The Mozilla Ignite competition, cosponsored with the National Science Foundation, today announced the winners of its yearlong open innovation challenge. These applications are designed to take advantage of a "next generation Internet" currently being piloted in several cities, with speeds up to a gigabyte per second—that's 70% of the speed of light. The directive was that the ideas had to be applied to the public good: no virtual car test drives or immersive real-time ads here. The applications span the realms of health care, disaster response, city planning, citizen science, and education.
Lots of bandwidth means not only a faster Internet, but a smarter Internet with lots of streaming video, 3-D telepresence using tools like Microsoft's Kinect, and real-time analysis of big data.
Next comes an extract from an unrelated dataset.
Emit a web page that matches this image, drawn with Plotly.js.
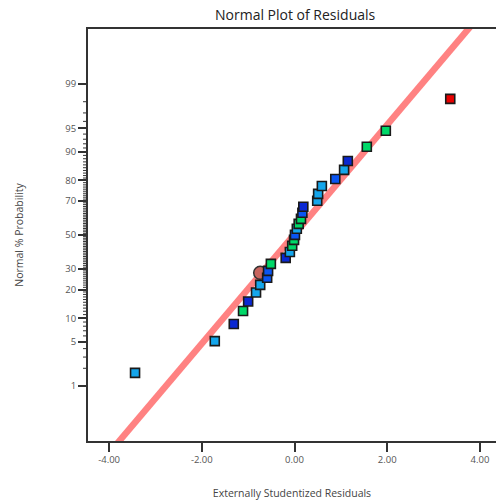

For example, Real-Time Emergency Response (RtER) is designed to allow first responders to quickly integrate live streaming-video feeds, social media updates, and GPS information coming from the smartphones of multiple people on the ground in a crisis situation, both emergency personnel and members of the general public. Using a Web-based tool and mobile client, the people in the command center could analyze all the live and stored data to determine priorities of what to do next, and even direct individuals in the field as to where to aim their cameras next.
A project with the less-than-catchy title of Easy 3-D provides one of the headiest glimpses of what the ultrafast Internet might bring. The project is spearheaded by the creators of Lynx, an early-model, Kickstarter-funded handheld camera for 3-D motion capture. They plan to integrate with the Lynx to provide cloud processing, editing, content management, and publishing for 3-D content on the Web. The planned tool set will include 3-D printing of your 3-D image, animation, and sharing via social media. "As HD videos and photo rolls incentivized broadband, 3-D content absolutely requires Gigabit to be fully realized," the project creators note.
Are you ready for a YouTube's worth of consumer-created content in three dimensions? Get ready.